I had many concepts about things in my head which never made their way out of hand because they were so airy and puny and imaginative that I day-dreamed them all from my eyes. Or I was so lazy to materialize them that I yawned most of them out of my mouth. Or I was in such a bad health that I sneezed them off my shuttle like nose. I was so drunk that I pipelined them all out through my excreting channels. Whatever my have happened to them, neither they are in my head anymore nor they ever made their way out of my fingertips. It is highly probable that 1 out of 100 could have been an innovative product that would hit the market and rock an industry. If not they would help me not freeze my mind, lose my consciousness, myself. They would have at least help me channel my thoughts. At the age of 24 years when I look back at achievements of my life, people I met, the soft petal like moments I shared with them is all scrambled and all I have is a vivid images of those people, those feelings.
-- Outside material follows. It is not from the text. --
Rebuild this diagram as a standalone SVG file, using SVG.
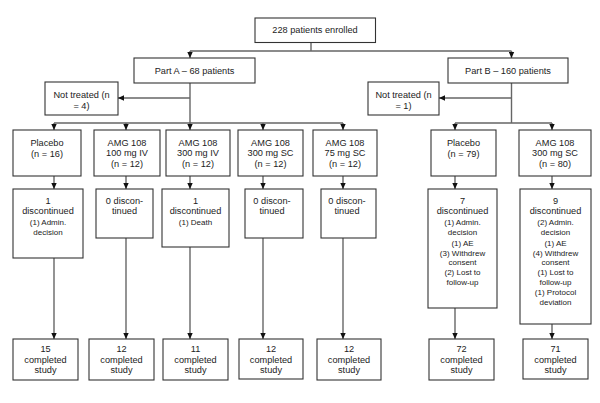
<svg xmlns="http://www.w3.org/2000/svg" width="600" height="403" viewBox="0 0 600 403">
<defs>
<marker id="ah" viewBox="0 0 6 6" refX="6" refY="3" markerWidth="6" markerHeight="6" markerUnits="userSpaceOnUse" orient="auto">
<path d="M0,0.3 L6,3 L0,5.7 z" fill="#111"/>
</marker>
<style>
.box{fill:#fff;stroke:#333;stroke-width:1.1}
.t{font-family:"Liberation Sans",Arial,sans-serif;font-size:9.2px;fill:#222;text-anchor:middle}
.s{font-family:"Liberation Sans",Arial,sans-serif;font-size:8px;fill:#222;text-anchor:middle}
.c{fill:none;stroke:#666;stroke-width:1.4}
.a{fill:none;stroke:#666;stroke-width:1.4;marker-end:url(#ah)}
</style>
</defs>
<rect width="600" height="403" fill="#fff"/>
<g id="connectors">
<path class="c" d="M311,42.5 V51 M190,51 H511.5"/>
<path class="a" d="M190,51 V58"/>
<path class="a" d="M511.5,51 V58"/>
<path class="a" d="M190,83 V130"/>
<path class="a" d="M190,98 H118"/>
<path class="c" d="M54,123 H343"/>
<path class="a" d="M54,123 V130"/>
<path class="a" d="M126,123 V130"/>
<path class="a" d="M263,123 V130"/>
<path class="a" d="M343,123 V130"/>
<path class="c" d="M511.5,83 V123 M455,123 H552"/>
<path class="a" d="M511.5,98 H439"/>
<path class="a" d="M455,123 V130"/>
<path class="a" d="M552,123 V130"/>
<path class="a" d="M54,176 V189"/>
<path class="a" d="M126,176 V189"/>
<path class="a" d="M190,176 V189"/>
<path class="a" d="M263,176 V189"/>
<path class="a" d="M343,176 V189"/>
<path class="a" d="M455,176 V189"/>
<path class="a" d="M552,176 V189"/>
<path class="a" d="M54,258 V339"/>
<path class="a" d="M126,238 V339"/>
<path class="a" d="M190,247 V339"/>
<path class="a" d="M263,238 V339"/>
<path class="a" d="M343,238 V339"/>
<path class="a" d="M455,308 V339"/>
<path class="a" d="M552,324 V339"/>
</g>
<g id="enrolled"><rect class="box" x="255" y="18" width="120.5" height="24.5"/><text class="t" x="315" y="33">228 patients enrolled</text></g>
<g id="partA"><rect class="box" x="134" y="58" width="121" height="25"/><text class="t" x="194.5" y="74">Part A – 68 patients</text></g>
<g id="partB"><rect class="box" x="448" y="58" width="120" height="25"/><text class="t" x="508" y="74">Part B – 160 patients</text></g>
<g id="notTreatedA"><rect class="box" x="45" y="82" width="73" height="33"/><text class="t" x="81.5" y="97.5">Not treated (n</text><text class="t" x="81.5" y="109.2">= 4)</text></g>
<g id="notTreatedB"><rect class="box" x="368" y="82" width="71" height="33"/><text class="t" x="403.5" y="97.5">Not treated (n</text><text class="t" x="403.5" y="109.2">= 1)</text></g>

<g id="armA1"><rect class="box" x="13" y="130" width="68" height="46"/><text class="t" x="47" y="145.5">Placebo</text><text class="t" x="47" y="157">(n = 16)</text></g>
<g id="armA2"><rect class="box" x="94" y="130" width="66" height="46"/><text class="t" x="127" y="145.5">AMG 108</text><text class="t" x="127" y="156">100 mg IV</text><text class="t" x="127" y="166.5">(n = 12)</text></g>
<g id="armA3"><rect class="box" x="166" y="130" width="64" height="46"/><text class="t" x="198" y="145.5">AMG 108</text><text class="t" x="198" y="156">300 mg IV</text><text class="t" x="198" y="166.5">(n = 12)</text></g>
<g id="armA4"><rect class="box" x="238" y="130" width="65" height="46"/><text class="t" x="270.5" y="145.5">AMG 108</text><text class="t" x="270.5" y="156">300 mg SC</text><text class="t" x="270.5" y="166.5">(n = 12)</text></g>
<g id="armA5"><rect class="box" x="313" y="130" width="64" height="46"/><text class="t" x="345" y="145.5">AMG 108</text><text class="t" x="345" y="156">75 mg SC</text><text class="t" x="345" y="166.5">(n = 12)</text></g>
<g id="armB1"><rect class="box" x="431" y="130" width="65" height="46"/><text class="t" x="463.5" y="145.5">Placebo</text><text class="t" x="463.5" y="157">(n = 79)</text></g>
<g id="armB2"><rect class="box" x="519" y="130" width="72" height="46"/><text class="t" x="555" y="145.5">AMG 108</text><text class="t" x="555" y="156">300 mg SC</text><text class="t" x="555" y="166.5">(n = 80)</text></g>

<g id="discA1"><rect class="box" x="13" y="189" width="70" height="69"/><text class="t" x="48" y="203.5">1</text><text class="t" x="48" y="214">discontinued</text><text class="s" x="48" y="225">(1) Admin.</text><text class="s" x="48" y="234.5">decision</text></g>
<g id="discA2"><rect class="box" x="96" y="189" width="57" height="49"/><text class="t" x="124.5" y="203.5">0 discon-</text><text class="t" x="124.5" y="214">tinued</text></g>
<g id="discA3"><rect class="box" x="162" y="189" width="67" height="58"/><text class="t" x="195.5" y="203.5">1</text><text class="t" x="195.5" y="214">discontinued</text><text class="s" x="195.5" y="225">(1) Death</text></g>
<g id="discA4"><rect class="box" x="245" y="189" width="58" height="49"/><text class="t" x="272" y="203.5">0 discon-</text><text class="t" x="272" y="214">tinued</text></g>
<g id="discA5"><rect class="box" x="321" y="189" width="55" height="49"/><text class="t" x="347" y="203.5">0 discon-</text><text class="t" x="347" y="214">tinued</text></g>
<g id="discB1"><rect class="box" x="428" y="189" width="69" height="119"/><text class="t" x="462.5" y="203.5">7</text><text class="t" x="462.5" y="214">discontinued</text><text class="s" x="462.5" y="224.5">(1) Admin.</text><text class="s" x="462.5" y="234.5">decision</text><text class="s" x="462.5" y="246">(1) AE</text><text class="s" x="462.5" y="256">(3) Withdrew</text><text class="s" x="462.5" y="265">consent</text><text class="s" x="462.5" y="275">(2) Lost to</text><text class="s" x="462.5" y="284.5">follow-up</text></g>
<g id="discB2"><rect class="box" x="520" y="189" width="71" height="135"/><text class="t" x="555.5" y="203.5">9</text><text class="t" x="555.5" y="214">discontinued</text><text class="s" x="555.5" y="224.5">(2) Admin.</text><text class="s" x="555.5" y="234.5">decision</text><text class="s" x="555.5" y="246">(1) AE</text><text class="s" x="555.5" y="256">(4) Withdrew</text><text class="s" x="555.5" y="265">consent</text><text class="s" x="555.5" y="275">(1) Lost to</text><text class="s" x="555.5" y="284.5">follow-up</text><text class="s" x="555.5" y="295">(1) Protocol</text><text class="s" x="555.5" y="304.5">deviation</text></g>

<g id="compA1"><rect class="box" x="13" y="339" width="65" height="41"/><text class="t" x="45.5" y="351.5">15</text><text class="t" x="45.5" y="362.5">completed</text><text class="t" x="45.5" y="373">study</text></g>
<g id="compA2"><rect class="box" x="89" y="339" width="65" height="41"/><text class="t" x="121.5" y="351.5">12</text><text class="t" x="121.5" y="362.5">completed</text><text class="t" x="121.5" y="373">study</text></g>
<g id="compA3"><rect class="box" x="163" y="339" width="65" height="41"/><text class="t" x="195.5" y="351.5">11</text><text class="t" x="195.5" y="362.5">completed</text><text class="t" x="195.5" y="373">study</text></g>
<g id="compA4"><rect class="box" x="239" y="339" width="64" height="40"/><text class="t" x="271" y="351.5">12</text><text class="t" x="271" y="362.5">completed</text><text class="t" x="271" y="373">study</text></g>
<g id="compA5"><rect class="box" x="317" y="339" width="64" height="41"/><text class="t" x="349" y="351.5">12</text><text class="t" x="349" y="362.5">completed</text><text class="t" x="349" y="373">study</text></g>
<g id="compB1"><rect class="box" x="429" y="339" width="65" height="41"/><text class="t" x="461.5" y="351.5">72</text><text class="t" x="461.5" y="362.5">completed</text><text class="t" x="461.5" y="373">study</text></g>
<g id="compB2"><rect class="box" x="523" y="339" width="65" height="40"/><text class="t" x="555.5" y="351.5">71</text><text class="t" x="555.5" y="362.5">completed</text><text class="t" x="555.5" y="373">study</text></g>
</svg>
May be diaries should have been written, pages should have been saved, people should have remained intact and in contact. Blogs should have been written.
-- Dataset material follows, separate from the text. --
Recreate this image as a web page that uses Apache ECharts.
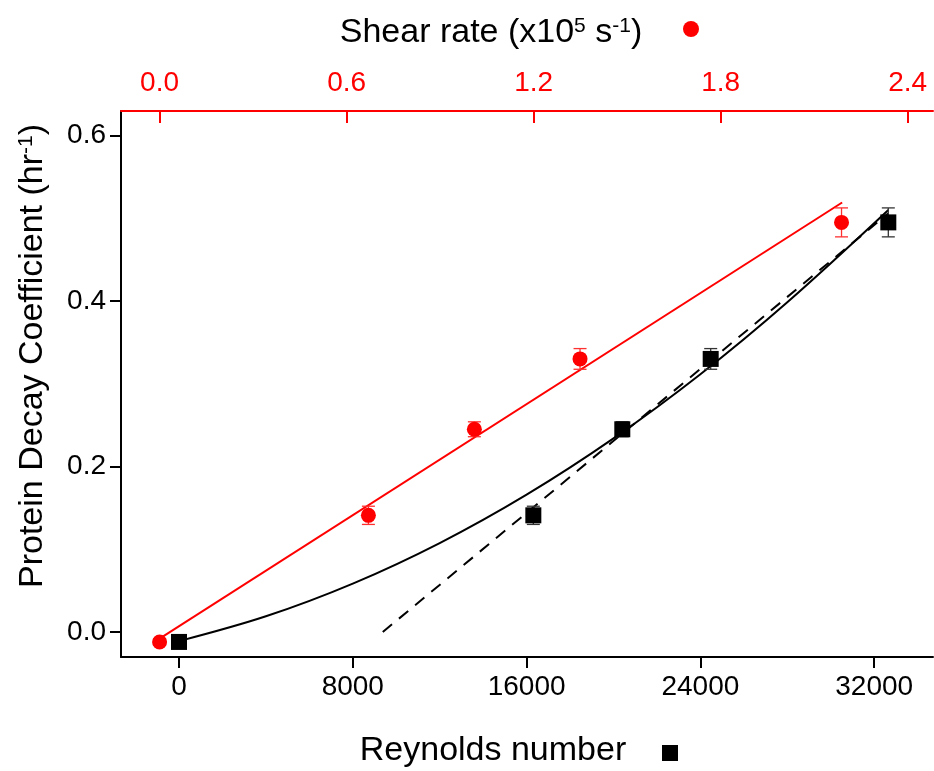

Here is a man paralysed and misdiagnosed as in coma for 23 years. I wonder how much pain he would have suffered, how much joyous moments he would have missed. And how many times a day he would have wished for his death ? Mr. Rob Houben, the paralysed quotes through his 'special keyboard',""I was shouting, but no-one could hear me." Being heard, misinterpreted an d misjudjed is a different thing, to be unheard is a different thing. Mr. Houben further quotes, "dreamt the time away."
What did Mr. Houben miss and what did we achieve ?
Paralysed Belgian misdiagnosed as in coma for 23 years
Rom Houben now uses a special keyboard to communicate |
A Belgian man who doctors thought was in a coma for 23 years was conscious all along, it has been revealed.
Medical staff believed Rom Houben had sunk irretrievably into a coma after he was injured in a car crash in 1983. A doctor at Belgium's University of Liege who discovered that Mr Houben had been misdiagnosed said his case was not an isolated one.
"I was shouting, but no-one could hear me," Mr Houben, now 46, was quoted as saying by a German magazine.
According to Der Spiegel, Mr Houben, who can now communicate by using a special keyboard, has described how his body did not respond when he woke up after the accident.
'Second birth'
He has also said that he felt powerless as doctors and nurses tried to speak to him before giving up hope, and that he "dreamt the time away" as the years passed.
It was only in 2006 that a scan revealed that though Mr Houben was paralysed, his brain was in fact almost entirely functioning.
"I will never forget the day they discovered me," Mr Houben was quoted as saying. "It was like a second birth."
Mr Houben's story was revealed in a paper written by Steven Laureys, a doctor at Liege University who wrote a recent paper that detailed the case.
In it, Mr Laureys said that in about 40% of cases in which people are classified as being in a vegetative state, closer inspection reveals signs of consciousness.